Dans Äimärautio, Kati Leinonen raconte l’histoire du lieu du même nom, situé dans sa ville natale, en Finlande, qui est consacré aux sports équestres. Au fil des photographies se découvre le quotidien des personnes qui le font vivre.
En Finlande, les cavalières et cavaliers le savent déjà. Äimärautio est la plus ancienne piste de trot du pays à demeurer sur son site d’origine. En un siècle d’existence, celle-ci a beaucoup évolué. Entre autres choses, la zone qui l’entoure s’est enrichie d’écuries, d’une clinique vétérinaire, de manèges et même d’un centre voué à démocratiser cette discipline. Kati Leinonen connaît bien ces lieux qui ont accueilli les premières leçons qu’elle a suivies, à l’âge de 7 ans, et où vit aujourd’hui son cheval. « À l’époque, il n’y avait que l’écurie de l’école d’équitation au milieu de la piste », se souvient-elle. Formée à la photographie et à l’audiovisuel au London College of Printing puis à l’université de Laponie, l’artiste souhaitait rendre hommage à la communauté qui anime cet endroit au quotidien. « Je trouve fascinant que des personnes issues de milieux sociaux et idéologiques si différents soient rassemblées et unies grâce aux chevaux », confie-t-elle.

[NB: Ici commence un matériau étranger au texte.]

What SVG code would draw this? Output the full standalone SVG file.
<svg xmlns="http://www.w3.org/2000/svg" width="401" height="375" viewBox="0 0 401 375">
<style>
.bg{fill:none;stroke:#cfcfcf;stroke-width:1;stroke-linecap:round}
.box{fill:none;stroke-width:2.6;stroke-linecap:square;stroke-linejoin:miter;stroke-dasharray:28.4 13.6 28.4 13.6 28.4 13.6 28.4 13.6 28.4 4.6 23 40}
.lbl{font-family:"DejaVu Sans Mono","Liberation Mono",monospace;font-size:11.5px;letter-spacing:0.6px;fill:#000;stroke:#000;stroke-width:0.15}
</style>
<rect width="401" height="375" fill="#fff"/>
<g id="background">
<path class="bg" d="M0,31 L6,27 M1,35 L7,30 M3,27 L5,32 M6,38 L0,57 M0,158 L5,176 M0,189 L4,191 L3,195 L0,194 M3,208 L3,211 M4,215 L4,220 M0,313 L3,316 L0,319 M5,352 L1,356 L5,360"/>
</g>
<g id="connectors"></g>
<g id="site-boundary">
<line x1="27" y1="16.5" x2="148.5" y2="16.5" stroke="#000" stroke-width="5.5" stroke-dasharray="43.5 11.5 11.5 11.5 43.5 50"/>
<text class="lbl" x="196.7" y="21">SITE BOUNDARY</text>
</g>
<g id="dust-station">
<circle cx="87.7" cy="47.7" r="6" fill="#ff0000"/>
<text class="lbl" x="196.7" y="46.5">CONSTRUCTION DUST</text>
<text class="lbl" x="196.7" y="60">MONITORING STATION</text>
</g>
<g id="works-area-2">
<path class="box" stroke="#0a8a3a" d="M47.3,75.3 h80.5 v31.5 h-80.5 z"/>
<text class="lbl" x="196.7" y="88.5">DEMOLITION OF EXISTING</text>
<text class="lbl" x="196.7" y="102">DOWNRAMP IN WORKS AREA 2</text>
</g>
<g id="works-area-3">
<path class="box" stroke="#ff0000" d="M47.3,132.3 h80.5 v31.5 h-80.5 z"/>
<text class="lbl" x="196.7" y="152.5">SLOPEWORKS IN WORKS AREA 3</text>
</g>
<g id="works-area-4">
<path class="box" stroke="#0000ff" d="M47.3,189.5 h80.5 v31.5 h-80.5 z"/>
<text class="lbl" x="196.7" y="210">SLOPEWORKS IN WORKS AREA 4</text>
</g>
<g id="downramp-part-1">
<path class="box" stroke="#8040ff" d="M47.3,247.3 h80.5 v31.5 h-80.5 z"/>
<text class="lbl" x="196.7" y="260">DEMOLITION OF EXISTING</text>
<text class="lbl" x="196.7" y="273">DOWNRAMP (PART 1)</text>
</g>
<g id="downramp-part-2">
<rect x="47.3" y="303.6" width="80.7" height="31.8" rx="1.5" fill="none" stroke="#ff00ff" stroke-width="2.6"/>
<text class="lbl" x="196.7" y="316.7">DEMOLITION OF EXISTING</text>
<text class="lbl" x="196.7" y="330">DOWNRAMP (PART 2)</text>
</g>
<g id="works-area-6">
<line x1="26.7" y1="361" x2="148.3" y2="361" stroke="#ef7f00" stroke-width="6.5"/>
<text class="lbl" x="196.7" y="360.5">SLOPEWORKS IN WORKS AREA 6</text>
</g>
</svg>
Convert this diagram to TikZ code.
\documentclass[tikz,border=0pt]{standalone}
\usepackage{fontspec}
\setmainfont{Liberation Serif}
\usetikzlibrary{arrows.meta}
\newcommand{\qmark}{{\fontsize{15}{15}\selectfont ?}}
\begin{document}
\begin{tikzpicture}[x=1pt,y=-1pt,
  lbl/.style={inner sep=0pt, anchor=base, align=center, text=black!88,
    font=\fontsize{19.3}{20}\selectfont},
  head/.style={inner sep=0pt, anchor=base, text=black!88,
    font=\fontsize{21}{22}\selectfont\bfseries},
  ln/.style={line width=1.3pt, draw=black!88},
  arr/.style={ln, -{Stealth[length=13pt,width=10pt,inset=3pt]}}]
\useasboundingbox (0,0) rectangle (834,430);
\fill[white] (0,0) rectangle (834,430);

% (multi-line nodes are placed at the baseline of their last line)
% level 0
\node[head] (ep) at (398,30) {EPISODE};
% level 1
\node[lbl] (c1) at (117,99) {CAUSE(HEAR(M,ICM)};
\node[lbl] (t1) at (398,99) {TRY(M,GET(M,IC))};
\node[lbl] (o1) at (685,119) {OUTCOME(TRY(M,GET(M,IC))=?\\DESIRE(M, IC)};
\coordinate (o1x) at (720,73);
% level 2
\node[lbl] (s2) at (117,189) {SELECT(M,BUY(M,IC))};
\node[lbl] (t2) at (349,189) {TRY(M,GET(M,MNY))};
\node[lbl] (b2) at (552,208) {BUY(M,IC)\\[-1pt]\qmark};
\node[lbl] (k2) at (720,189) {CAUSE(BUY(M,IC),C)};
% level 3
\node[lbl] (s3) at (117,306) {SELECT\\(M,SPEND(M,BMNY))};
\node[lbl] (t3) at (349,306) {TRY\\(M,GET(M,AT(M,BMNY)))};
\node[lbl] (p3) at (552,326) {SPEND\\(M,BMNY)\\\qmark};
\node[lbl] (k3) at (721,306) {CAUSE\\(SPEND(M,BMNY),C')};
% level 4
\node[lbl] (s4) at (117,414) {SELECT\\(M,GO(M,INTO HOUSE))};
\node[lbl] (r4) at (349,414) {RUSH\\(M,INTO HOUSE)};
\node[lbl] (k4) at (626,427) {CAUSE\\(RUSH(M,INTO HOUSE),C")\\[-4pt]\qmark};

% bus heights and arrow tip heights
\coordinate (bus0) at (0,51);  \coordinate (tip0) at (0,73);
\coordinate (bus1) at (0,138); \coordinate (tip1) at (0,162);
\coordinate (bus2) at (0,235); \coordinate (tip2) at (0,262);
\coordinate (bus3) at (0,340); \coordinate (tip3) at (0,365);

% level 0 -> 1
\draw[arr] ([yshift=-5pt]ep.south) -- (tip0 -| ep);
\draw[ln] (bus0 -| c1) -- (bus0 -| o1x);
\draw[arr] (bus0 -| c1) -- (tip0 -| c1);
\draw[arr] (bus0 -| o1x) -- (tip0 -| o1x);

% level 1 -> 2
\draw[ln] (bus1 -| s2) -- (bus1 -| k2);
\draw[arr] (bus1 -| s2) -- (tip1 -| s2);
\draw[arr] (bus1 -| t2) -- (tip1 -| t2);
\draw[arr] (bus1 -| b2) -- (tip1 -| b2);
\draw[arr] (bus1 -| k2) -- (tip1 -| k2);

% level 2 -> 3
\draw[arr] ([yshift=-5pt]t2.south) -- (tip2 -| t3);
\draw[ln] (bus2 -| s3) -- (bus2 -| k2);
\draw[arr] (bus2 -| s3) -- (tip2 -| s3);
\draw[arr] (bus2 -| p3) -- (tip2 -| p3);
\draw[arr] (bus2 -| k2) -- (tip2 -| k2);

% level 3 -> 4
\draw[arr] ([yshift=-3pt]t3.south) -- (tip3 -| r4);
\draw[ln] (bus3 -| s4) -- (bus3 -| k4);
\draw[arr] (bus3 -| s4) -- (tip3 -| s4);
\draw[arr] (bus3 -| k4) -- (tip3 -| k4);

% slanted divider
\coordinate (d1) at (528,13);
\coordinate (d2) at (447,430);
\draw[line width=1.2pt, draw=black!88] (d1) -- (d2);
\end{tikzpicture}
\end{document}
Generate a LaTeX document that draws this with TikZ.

Sobrement nommée Äimärautio et entamée dès 2016, la série s’articule autour des émotions et des histoires banales qui surviennent au sein du milieu équestre et le transcendent même. « Ce projet s’adresse à celles et ceux qui s’intéressent aux petites histoires humaines », souligne ainsi Kati Leinonen. Comme pour tout être cher, la joie de côtoyer ces animaux se conjugue à la crainte et la tristesse de les voir tomber malade ou de les perdre. L’excitation et la déception des jours de compétition se lisent également dans les images. « Je réfléchis au dévouement et à l’engagement total des gens pour leurs chevaux. Ils ont tendance à leur consacrer tout leur temps libre et à faire des sacrifices pour d’autres aspects de leur vie, remarque la photographe. Je comprends parfaitement l’intérêt de se lever à 6 heures du matin pour aller travailler à l’écurie, même s’il fait -30°C à l’extérieur, qu’il fait nuit noire et qu’il y a du verglas en hiver. Mais il faut vraiment aimer ce mode de vie pour ne pas s’en lasser. »
Faire partie d’une communauté
Pour rendre compte de cette réalité, Kati Leinonen a conçu Äimärautio à partir de trois types d’images : des paysages, des portraits et des cadrages serrés sur les chevaux. Tantôt dans des nuances froides, tantôt dans des nuances vives, l’ensemble propose des fragments de vie, saison après saison. Une fresque se dessine et traduit le temps long, suggère un cycle qui se répète inlassablement. Hannamari Shakya, éditrice de Raw View Editions, a accompagné l’artiste lors des ateliers qu’elle organisait alors. « J’ai bénéficié d’un soutien et de discussions critiques autour du travail qui m’ont aidée dans le processus. J’ai fini par publier la série sous la forme d’un livre et j’ai réalisé une exposition au musée d’art d’Oulu et, en partie, au musée finlandais de la photographie. Il était intéressant d’aboutir simultanément à deux résultats différents à partir du même matériel », déclare notre interlocutrice.
En contrepoint, cette démarche documentaire qu’elle affectionne tout particulièrement l’a encouragée à surmonter sa timidité pour aller au-devant des membres de ce vaste centre équestre, qu’elle n’osait aborder jusque-là. « Au cours de ce projet, j’ai réalisé des portraits de personnes directement après leur sortie de la piste de compétition ou après d’autres charges émotionnelles lourdes », explique-t-elle. Afin d’asseoir sa légitimé, Kati Leinonen a également eu recours à l’autoportrait. L’un de ceux qu’elle a composés figure d’ailleurs sur la couverture de l’ouvrage. « J’ai appris à me connaître en tant que photographe et j’ai compris l’importance d’être présente dans la communauté, de faire partie du phénomène que je dépeins. Le lien personnel est un élément essentiel de mon processus créatif. J’ai l’impression que la photographie me relie aux gens et me connecte au monde, un peu comme les chevaux nous ancre dans la réalité et le moment présent », conclut-elle.